__Written request__. Restate the whole of the material. Keep every word, and drop the pictures.

__Given information__.
******

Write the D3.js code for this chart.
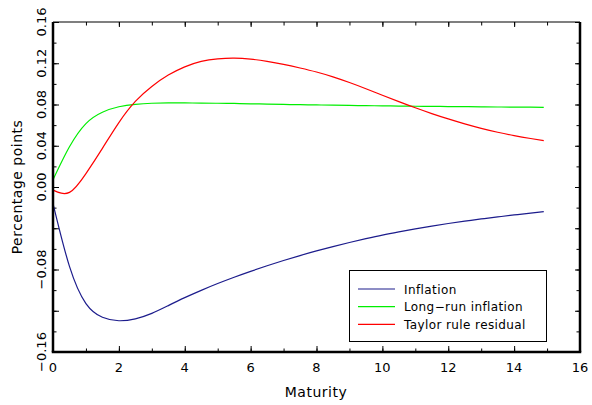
<!DOCTYPE html>
<html>
<head>
<meta charset="utf-8">
<script src="https://cdn.jsdelivr.net/npm/d3@7"></script>
<style>
  body { margin: 0; background: #fff; }
  svg { display: block; }
  text { font-family: "DejaVu Sans", sans-serif; fill: #000; }
</style>
</head>
<body>
<svg id="chart" width="592" height="405"></svg>
<script>
// data (maturity in years, values in percentage points)
const maturity = [0, 0.5, 1, 1.5, 2, 2.5, 3, 3.5, 4, 4.5, 5, 5.5, 6, 6.5, 7, 7.5, 8, 8.5, 9, 9.5,
  10, 10.5, 11, 11.5, 12, 12.5, 13, 13.5, 14, 14.5, 14.9];
const inflation = [-0.016, -0.077, -0.113, -0.1263, -0.1297, -0.1278, -0.1225, -0.1150, -0.1073, -0.1002,
  -0.0936, -0.0875, -0.0818, -0.0764, -0.0713, -0.0665, -0.0620, -0.0578, -0.0538, -0.0501,
  -0.0466, -0.0435, -0.0406, -0.0379, -0.0354, -0.0331, -0.0310, -0.0290, -0.0271, -0.0253, -0.0239];
const longRun = [0.007, 0.039, 0.0615, 0.0725, 0.0778, 0.0802, 0.0812, 0.0815, 0.0815, 0.0814,
  0.0812, 0.081, 0.0807, 0.0804, 0.0801, 0.0798, 0.0796, 0.0793, 0.0791, 0.0789,
  0.0787, 0.0785, 0.0783, 0.0782, 0.078, 0.0779, 0.0777, 0.0776, 0.0775, 0.0774, 0.0773];
const taylor = [-0.003, -0.0052, 0.013, 0.0375, 0.0625, 0.083, 0.0975, 0.1085, 0.1165, 0.1218,
  0.1243, 0.125, 0.124, 0.1218, 0.1189, 0.1154, 0.1115, 0.1068, 0.1013, 0.0953,
  0.089, 0.0828, 0.0768, 0.0712, 0.066, 0.0612, 0.0569, 0.0531, 0.0498, 0.047, 0.045];

const seriesNames = ["Inflation", "Long\u2212run inflation", "Taylor rule residual"];
const seriesColors = ["#1c1c8c", "#00ee00", "#ff0000"];
const xTicks = [0, 2, 4, 6, 8, 10, 12, 14, 16];
const yLabelTicks = [-0.16, -0.08, 0, 0.04, 0.08, 0.12, 0.16];

const svg = d3.select("#chart");
const L = 53, R = 580, T = 22, B = 352;

const x = d3.scaleLinear().domain([0, 16]).range([L, R]);
const y = d3.scaleLinear().domain([-0.16, 0.16]).range([B, T]);

// ticks (inward, on all four sides)
const xMinor = d3.range(0, 16.01, 1);
const yMinor = d3.range(-0.16, 0.1601, 0.02);
const yMajor = d3.range(-0.16, 0.1601, 0.04);

svg.append("g").attr("transform", `translate(0,${B})`)
  .call(d3.axisBottom(x).tickValues(xMinor).tickSize(-3.5).tickFormat(""));
svg.append("g").attr("transform", `translate(0,${B})`)
  .call(d3.axisBottom(x).tickValues(xTicks).tickSize(-6).tickFormat(""));
svg.append("g").attr("transform", `translate(0,${T})`)
  .call(d3.axisTop(x).tickValues(xMinor).tickSize(-3.5).tickFormat(""));
svg.append("g").attr("transform", `translate(0,${T})`)
  .call(d3.axisTop(x).tickValues(xTicks).tickSize(-5).tickFormat(""));
svg.append("g").attr("transform", `translate(${L},0)`)
  .call(d3.axisLeft(y).tickValues(yMinor).tickSize(-3.5).tickFormat(""));
svg.append("g").attr("transform", `translate(${L},0)`)
  .call(d3.axisLeft(y).tickValues(yMajor).tickSize(-6).tickFormat(""));
svg.append("g").attr("transform", `translate(${R},0)`)
  .call(d3.axisRight(y).tickValues(yMinor).tickSize(-3.5).tickFormat(""));
svg.append("g").attr("transform", `translate(${R},0)`)
  .call(d3.axisRight(y).tickValues(yMajor).tickSize(-5).tickFormat(""));
svg.selectAll(".domain").remove();
svg.selectAll(".tick line").attr("stroke", "#000").attr("stroke-width", 1);

// tick labels
svg.append("g").selectAll("text").data(xTicks).join("text")
  .attr("x", d => x(d)).attr("y", 372)
  .attr("text-anchor", "middle").attr("font-size", 13)
  .text(d => d);

const fmt = d3.format(".2f");
svg.append("g").selectAll("text").data(yLabelTicks).join("text")
  .attr("transform", d => `translate(46,${y(d)}) rotate(-90)`)
  .attr("text-anchor", "middle").attr("font-size", 13)
  .text(d => fmt(d));

svg.append("text").attr("x", 316).attr("y", 397)
  .attr("text-anchor", "middle").attr("font-size", 14)
  .attr("letter-spacing", 0.5).text("Maturity");
svg.append("text").attr("transform", `translate(22,${(T + B) / 2}) rotate(-90)`)
  .attr("text-anchor", "middle").attr("font-size", 14)
  .attr("letter-spacing", 0.5).text("Percentage points");

// curves
const line = d3.line().x(d => x(d[0])).y(d => y(d[1])).curve(d3.curveNatural);
[inflation, longRun, taylor].forEach((vals, i) => {
  svg.append("path")
    .datum(maturity.map((m, j) => [m, vals[j]]))
    .attr("fill", "none")
    .attr("stroke", seriesColors[i])
    .attr("stroke-width", 1.2)
    .attr("d", line);
});

// frame
svg.append("line").attr("x1", L).attr("x2", R).attr("y1", T).attr("y2", T)
  .attr("stroke", "#000").attr("stroke-width", 1.2);
svg.append("line").attr("x1", L).attr("x2", L).attr("y1", T).attr("y2", B)
  .attr("stroke", "#000").attr("stroke-width", 2.5);
svg.append("line").attr("x1", R).attr("x2", R).attr("y1", T).attr("y2", B)
  .attr("stroke", "#000").attr("stroke-width", 2.5);
svg.append("line").attr("x1", L - 1.25).attr("x2", R + 1.25).attr("y1", B).attr("y2", B)
  .attr("stroke", "#000").attr("stroke-width", 2.5);

// legend
const lg = svg.append("g");
lg.append("rect").attr("x", 349.5).attr("y", 270.5).attr("width", 197).attr("height", 71)
  .attr("fill", "#fff").attr("stroke", "#000").attr("stroke-width", 1);
seriesNames.forEach((name, i) => {
  const yy = 289 + i * 17.7;
  lg.append("line").attr("x1", 358).attr("x2", 395).attr("y1", yy).attr("y2", yy)
    .attr("stroke", seriesColors[i]).attr("stroke-width", 1.2);
  lg.append("text").attr("x", 404).attr("y", yy + 4.5).attr("font-size", 12)
    .attr("letter-spacing", 0.4).text(name);
});
</script>
</body>
</html>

******

__Worked solution__.
Write the D3.js code for this chart.
<!DOCTYPE html>
<html>
<head>
<meta charset="utf-8">
<script src="https://cdn.jsdelivr.net/npm/d3@7"></script>
<style>
  body { margin: 0; background: #fff; }
  svg { display: block; }
  text { font-family: "DejaVu Sans", sans-serif; fill: #000; }
</style>
</head>
<body>
<svg id="chart" width="592" height="405"></svg>
<script>
// data (maturity in years, values in percentage points)
const maturity = [0, 0.5, 1, 1.5, 2, 2.5, 3, 3.5, 4, 4.5, 5, 5.5, 6, 6.5, 7, 7.5, 8, 8.5, 9, 9.5,
  10, 10.5, 11, 11.5, 12, 12.5, 13, 13.5, 14, 14.5, 14.9];
const inflation = [-0.016, -0.077, -0.113, -0.1263, -0.1297, -0.1278, -0.1225, -0.1150, -0.1073, -0.1002,
  -0.0936, -0.0875, -0.0818, -0.0764, -0.0713, -0.0665, -0.0620, -0.0578, -0.0538, -0.0501,
  -0.0466, -0.0435, -0.0406, -0.0379, -0.0354, -0.0331, -0.0310, -0.0290, -0.0271, -0.0253, -0.0239];
const longRun = [0.007, 0.039, 0.0615, 0.0725, 0.0778, 0.0802, 0.0812, 0.0815, 0.0815, 0.0814,
  0.0812, 0.081, 0.0807, 0.0804, 0.0801, 0.0798, 0.0796, 0.0793, 0.0791, 0.0789,
  0.0787, 0.0785, 0.0783, 0.0782, 0.078, 0.0779, 0.0777, 0.0776, 0.0775, 0.0774, 0.0773];
const taylor = [-0.003, -0.0052, 0.013, 0.0375, 0.0625, 0.083, 0.0975, 0.1085, 0.1165, 0.1218,
  0.1243, 0.125, 0.124, 0.1218, 0.1189, 0.1154, 0.1115, 0.1068, 0.1013, 0.0953,
  0.089, 0.0828, 0.0768, 0.0712, 0.066, 0.0612, 0.0569, 0.0531, 0.0498, 0.047, 0.045];

const seriesNames = ["Inflation", "Long\u2212run inflation", "Taylor rule residual"];
const seriesColors = ["#1c1c8c", "#00ee00", "#ff0000"];
const xTicks = [0, 2, 4, 6, 8, 10, 12, 14, 16];
const yLabelTicks = [-0.16, -0.08, 0, 0.04, 0.08, 0.12, 0.16];

const svg = d3.select("#chart");
const L = 53, R = 580, T = 22, B = 352;

const x = d3.scaleLinear().domain([0, 16]).range([L, R]);
const y = d3.scaleLinear().domain([-0.16, 0.16]).range([B, T]);

// ticks (inward, on all four sides)
const xMinor = d3.range(0, 16.01, 1);
const yMinor = d3.range(-0.16, 0.1601, 0.02);
const yMajor = d3.range(-0.16, 0.1601, 0.04);

svg.append("g").attr("transform", `translate(0,${B})`)
  .call(d3.axisBottom(x).tickValues(xMinor).tickSize(-3.5).tickFormat(""));
svg.append("g").attr("transform", `translate(0,${B})`)
  .call(d3.axisBottom(x).tickValues(xTicks).tickSize(-6).tickFormat(""));
svg.append("g").attr("transform", `translate(0,${T})`)
  .call(d3.axisTop(x).tickValues(xMinor).tickSize(-3.5).tickFormat(""));
svg.append("g").attr("transform", `translate(0,${T})`)
  .call(d3.axisTop(x).tickValues(xTicks).tickSize(-5).tickFormat(""));
svg.append("g").attr("transform", `translate(${L},0)`)
  .call(d3.axisLeft(y).tickValues(yMinor).tickSize(-3.5).tickFormat(""));
svg.append("g").attr("transform", `translate(${L},0)`)
  .call(d3.axisLeft(y).tickValues(yMajor).tickSize(-6).tickFormat(""));
svg.append("g").attr("transform", `translate(${R},0)`)
  .call(d3.axisRight(y).tickValues(yMinor).tickSize(-3.5).tickFormat(""));
svg.append("g").attr("transform", `translate(${R},0)`)
  .call(d3.axisRight(y).tickValues(yMajor).tickSize(-5).tickFormat(""));
svg.selectAll(".domain").remove();
svg.selectAll(".tick line").attr("stroke", "#000").attr("stroke-width", 1);

// tick labels
svg.append("g").selectAll("text").data(xTicks).join("text")
  .attr("x", d => x(d)).attr("y", 372)
  .attr("text-anchor", "middle").attr("font-size", 13)
  .text(d => d);

const fmt = d3.format(".2f");
svg.append("g").selectAll("text").data(yLabelTicks).join("text")
  .attr("transform", d => `translate(46,${y(d)}) rotate(-90)`)
  .attr("text-anchor", "middle").attr("font-size", 13)
  .text(d => fmt(d));

svg.append("text").attr("x", 316).attr("y", 397)
  .attr("text-anchor", "middle").attr("font-size", 14)
  .attr("letter-spacing", 0.5).text("Maturity");
svg.append("text").attr("transform", `translate(22,${(T + B) / 2}) rotate(-90)`)
  .attr("text-anchor", "middle").attr("font-size", 14)
  .attr("letter-spacing", 0.5).text("Percentage points");

// curves
const line = d3.line().x(d => x(d[0])).y(d => y(d[1])).curve(d3.curveNatural);
[inflation, longRun, taylor].forEach((vals, i) => {
  svg.append("path")
    .datum(maturity.map((m, j) => [m, vals[j]]))
    .attr("fill", "none")
    .attr("stroke", seriesColors[i])
    .attr("stroke-width", 1.2)
    .attr("d", line);
});

// frame
svg.append("line").attr("x1", L).attr("x2", R).attr("y1", T).attr("y2", T)
  .attr("stroke", "#000").attr("stroke-width", 1.2);
svg.append("line").attr("x1", L).attr("x2", L).attr("y1", T).attr("y2", B)
  .attr("stroke", "#000").attr("stroke-width", 2.5);
svg.append("line").attr("x1", R).attr("x2", R).attr("y1", T).attr("y2", B)
  .attr("stroke", "#000").attr("stroke-width", 2.5);
svg.append("line").attr("x1", L - 1.25).attr("x2", R + 1.25).attr("y1", B).attr("y2", B)
  .attr("stroke", "#000").attr("stroke-width", 2.5);

// legend
const lg = svg.append("g");
lg.append("rect").attr("x", 349.5).attr("y", 270.5).attr("width", 197).attr("height", 71)
  .attr("fill", "#fff").attr("stroke", "#000").attr("stroke-width", 1);
seriesNames.forEach((name, i) => {
  const yy = 289 + i * 17.7;
  lg.append("line").attr("x1", 358).attr("x2", 395).attr("y1", yy).attr("y2", yy)
    .attr("stroke", seriesColors[i]).attr("stroke-width", 1.2);
  lg.append("text").attr("x", 404).attr("y", yy + 4.5).attr("font-size", 12)
    .attr("letter-spacing", 0.4).text(name);
});
</script>
</body>
</html>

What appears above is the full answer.